Defender protects from threats executed by humans rather than just code, using the Tessian’s Parallax Engine and natural language processing technology to keep the most sensitive data and systems private and secure.

The Problem

Spear phishing is effective because of its highly targeted approach. When it successfully dupes individuals into sending money, sharing data, or downloading malware, it brings significant reputational and monetary risk. Defender protects against these threats through comprehensive safeguards against weak and strong-form impersonation alike.

Weak-form impersonation can generally be detected and prevented through the rule-based controls that many enterprises already use. Often this is done by authenticating SPF, DKIM, and DMARC records to estimate the legitimacy of the sender. This entails cross-referencing IP addresses, scouring for invisible signatures, and linking senders to their domain names and broader email protocols. Rule-based defences also perform checks to find matches with known display names, modifications to “reply-to” addresses, and newly registered domains.

Unfortunately, this is not enough. These systems are limited in scope and not always implemented. DMARC authentication, for example, only protects a domain against direct impersonation, where a bad actor is trying to spoof someone’s actual email address. It fails to address domain or display name lookalike impersonation. Furthermore, global DMARC adoption rates are low.

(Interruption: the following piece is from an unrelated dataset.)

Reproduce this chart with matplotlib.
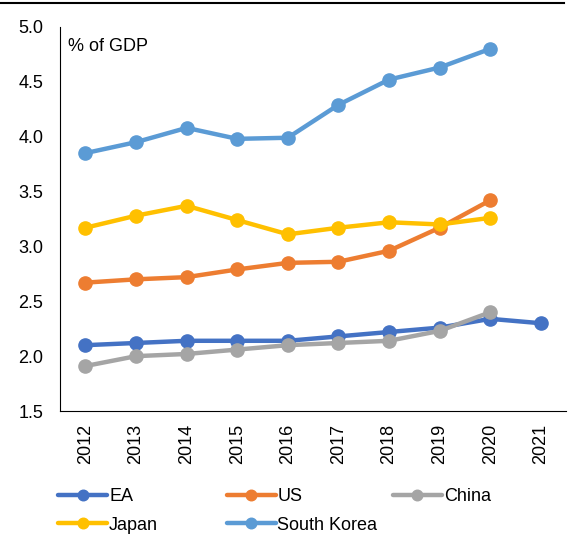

Legacy technology stacks find it difficult to query large datasets in real-time, which means it is often a challenge for systems to quickly recognise and filter phishing emails. Even where these systems are sufficient, weak-form spear phishing is now evolving into a more advanced threat: strong-form spear phishing. This type of spear phishing subverts legacy email security systems by turning to tactics that are difficult for humans and rule-based email security processes to detect. Traditional, pre-defined rule sets cannot fend off strong-form spear phishing because of the almost infinite number of domain and sub-domain, display name and address, and freemail permutations impersonation allows for.

Even where they do detect certain impersonations, legacy systems cannot capture the evolving dynamics of email networks, with enterprises developing new relationships every day over email. A rule set would need to constantly be updated in order to remain effective. This is time consuming and resource intensive and inefficient.

The Solution

Tessian Defender is specifically designed to tackle strong-form impersonation spear phishing. Due to the complexity of strong-form impersonation techniques, having an understanding of email relationships based on historical data and user behavior is critical.

Using stateful machine intelligence, Tessian has developed a new approach to thwart spear phishing. Tessian’s Parallax Engine can predict for this user, at this point in time, does this email look like a security threat? Tessian Defender also uses natural language processing (NLP) to understand content within an email and will automatically classify its intent, so it can provide more context to the end user within a warning message, and also highlight the specific risk to security teams.